Leaving Lithgow, I took a winding road across the Blue Mountains and found the Blue Mountains Botanical Garden.  This was the spectacular view from the shop balcony. 

Botanical Garden autumn colouring.

Happy Mothers' Day I thought when I saw the chrysanthemum display at the garden.

Sunday, 7 May 2017

Ceduna to Dubbo part 2

I forgot yesterday to mention the granite man at Wudinna.  This is a memorial to Australian farming families.  It is a wheat growing area.
Sorry he/she is not standing upright, having a problem here.


These toilets are at Wirulla and are known as Concrete Crappers.

At Broken Hill, Jan took me out to see the Living Sculpture park.   This is about a dozen large stone carved sculptures that were done over one workshop on top of the hill. The artists are all international and only one Aussie.  Several from Tiblisi, Georgia and others from Italy, India, Africa and Mexico.
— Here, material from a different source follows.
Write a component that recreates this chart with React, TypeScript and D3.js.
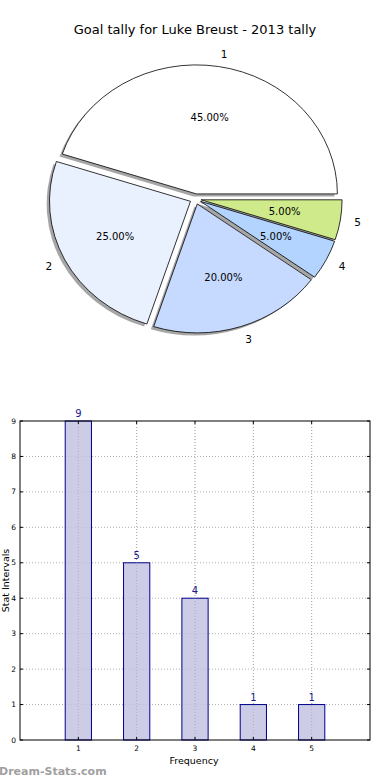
import React from "react";
import * as d3 from "d3";

const categories = ["1", "2", "3", "4", "5"];
const values = [9, 5, 4, 1, 1];
const pieColors = ["#ffffff", "#eaf1fe", "#c6daff", "#b3d4ff", "#cfea8b"];
const yTicks = [0, 1, 2, 3, 4, 5, 6, 7, 8, 9];
const xTicks = [1, 2, 3, 4, 5];
const title = "Goal tally for Luke Breust - 2013 tally";

const W = 390;
const H = 780;

export default function App() {
  // Pie (elliptical, matplotlib style)
  const cx = 195.5;
  const cy = 199;
  const rx = 141;
  const ry = 129;
  const explode = 0.04;
  const total = d3.sum(values);
  const pie = d3
    .pie<number>()
    .sort(null)
    .startAngle(Math.PI / 2)
    .endAngle(Math.PI / 2 - 2 * Math.PI);
  const arcs = pie(values);
  const arcGen = d3.arc<any>().innerRadius(0).outerRadius(rx);
  const sy = ry / rx;

  const wedges = arcs.map((a, i) => {
    const mid = (a.startAngle + a.endAngle) / 2;
    const ux = Math.sin(mid);
    const uy = -Math.cos(mid);
    const ox = explode * rx * ux;
    const oy = explode * ry * uy;
    const lr = 1.1 + explode;
    const pr = 0.6 + explode;
    return {
      path: arcGen(a) as string,
      ox,
      oy,
      lx: cx + lr * rx * ux,
      ly: cy + lr * ry * uy,
      px: cx + pr * rx * ux,
      py: cy + pr * ry * uy,
      right: ux >= 0,
      pct: ((values[i] / total) * 100).toFixed(2) + "%",
      color: pieColors[i],
    };
  });

  // Bar chart
  const left = 20;
  const right = 370;
  const top = 421;
  const bottom = 740;
  const x = d3.scaleLinear().domain([0, 6]).range([left, right]);
  const y = d3.scaleLinear().domain([0, 9]).range([bottom, top]);
  const barW = x(0.45) - x(0);

  const font = "DejaVu Sans, sans-serif";

  return (
    <svg
      width={W}
      height={H}
      style={{ position: "absolute", left: 0, top: 0, background: "#fff" }}
      fontFamily={font}
    >
      <rect x={0} y={0} width={W} height={H} fill="#fff" />
      <text x={195} y={34} textAnchor="middle" fontSize={13} fill="#000">
        {title}
      </text>

      {/* shadows */}
      {wedges.map((w, i) => (
        <path
          key={"s" + i}
          d={w.path}
          transform={`translate(${cx + w.ox - 0.02 * rx},${cy + w.oy + 0.02 * ry}) scale(1,${sy})`}
          fill="#4d4d4d"
          fillOpacity={0.5}
          stroke="none"
        />
      ))}
      {wedges.map((w, i) => (
        <path
          key={"w" + i}
          d={w.path}
          transform={`translate(${cx + w.ox},${cy + w.oy}) scale(1,${sy})`}
          fill={w.color}
          stroke="#000"
          strokeWidth={0.8}
          vectorEffect="non-scaling-stroke"
          strokeLinejoin="round"
        />
      ))}
      {wedges.map((w, i) => (
        <text
          key={"l" + i}
          x={w.lx}
          y={w.ly}
          textAnchor={w.right ? "start" : "end"}
          dominantBaseline="central"
          fontSize={10.5}
        >
          {categories[i]}
        </text>
      ))}
      {wedges.map((w, i) => (
        <text
          key={"p" + i}
          x={w.px}
          y={w.py}
          textAnchor="middle"
          dominantBaseline="central"
          fontSize={10}
        >
          {w.pct}
        </text>
      ))}

      {/* bar chart grid */}
      {yTicks.slice(1, -1).map((t) => (
        <line
          key={"gy" + t}
          x1={left}
          x2={right}
          y1={y(t)}
          y2={y(t)}
          stroke="#b0b0b0"
          strokeWidth={1}
          strokeDasharray="1,2"
        />
      ))}
      {xTicks.map((t) => (
        <line
          key={"gx" + t}
          x1={x(t)}
          x2={x(t)}
          y1={top}
          y2={bottom}
          stroke="#b0b0b0"
          strokeWidth={1}
          strokeDasharray="1,2"
        />
      ))}
      {values.map((v, i) => (
        <rect
          key={"b" + i}
          x={x(i + 1) - barW / 2}
          y={y(v)}
          width={barW}
          height={y(0) - y(v)}
          fill="#bfbfe0"
          fillOpacity={0.8}
          stroke="#00008b"
          strokeWidth={1}
        />
      ))}
      {xTicks.map((t) => (
        <line
          key={"gx2" + t}
          x1={x(t)}
          x2={x(t)}
          y1={top}
          y2={bottom}
          stroke="#a8a8a8"
          strokeWidth={1}
          strokeDasharray="1,2"
          strokeOpacity={0.6}
        />
      ))}
      {values.map((v, i) => (
        <text
          key={"bv" + i}
          x={x(i + 1)}
          y={y(v) - 4}
          textAnchor="middle"
          fontSize={10}
          fill="#1a1a8c"
        >
          {v}
        </text>
      ))}
      <rect
        x={left}
        y={top}
        width={right - left}
        height={bottom - top}
        fill="none"
        stroke="#000"
        strokeWidth={1}
      />
      {yTicks.map((t) => (
        <g key={"yt" + t}>
          <line x1={left} x2={left + 3} y1={y(t)} y2={y(t)} stroke="#000" />
          <line x1={right} x2={right - 3} y1={y(t)} y2={y(t)} stroke="#000" />
          <text
            x={left - 4}
            y={y(t)}
            textAnchor="end"
            dominantBaseline="central"
            fontSize={7.5}
          >
            {t}
          </text>
        </g>
      ))}
      {xTicks.map((t) => (
        <g key={"xt" + t}>
          <line x1={x(t)} x2={x(t)} y1={bottom} y2={bottom - 3} stroke="#000" />
          <line x1={x(t)} x2={x(t)} y1={top} y2={top + 3} stroke="#000" />
          <text x={x(t)} y={bottom + 11} textAnchor="middle" fontSize={7.5}>
            {t}
          </text>
        </g>
      ))}
      <text x={194} y={764} textAnchor="middle" fontSize={9.5}>
        Frequency
      </text>
      <text
        transform={`translate(8.5,${(top + bottom) / 2}) rotate(-90)`}
        textAnchor="middle"
        fontSize={9.5}
      >
        Stat Intervals
      </text>
      <text x={-1} y={775} fontSize={11} fill="#a0a0a0" fontWeight="bold">
        Dream-Stats.com
      </text>
    </svg>
  );
}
 This one obviously Mexican.
This is Jan showing her skill at Silverton, which was a huge silver mining town near Broken Hill in the 19th Century but only a few building survive and they are for the tourist trade, mostly art galleries.

 Another of the sculptures, this one done by a Georgian man and he wrote that it was to remember the Georgian horses that Stalin had killed the lot.  Been reading John le Carre's  Smiley books lately and the mention of the rivalry between those tiny nations that Russia controlled and the cruely of each against the other, not just from Stalin but supported by him as he was from Ossetia.
 This is Bell's 1950's milk bar in Broken Hill. I enjoyed a strawberry spider, albeit too sweet, to Bill Haley's Rock Around the Clock.
 This art gallery at Silverton was closed, but I couldn't resist this photo.
 A yard of donkeys at Silverton.  Sorry about the sideways view.
The Silverton pub where the donkeys were blocking the door when I tried to get out. The pub has lots of memorabilia about the films made in this town including the Mad Max series.

From Silverton, we drove on to White Cliffs which is an opal mining town. This is the underground motel.  In the end we didn't stay here, it was pretty pricey but went to the $20 caravan park. Most of the houses are dug outs.  The biggest problem they have in building them is putting the water in and getting the water waste out, so they build their wet areas at the front and then dig in behind. Each room has a vent up for fresh air which is covered by a corrugated iron cover to stop rain coming in.  Incredibly well insulated as you can imaging being burrowed into the rock.

This is a dining in the motel.
I did buy some opal earrings, couldn't resist.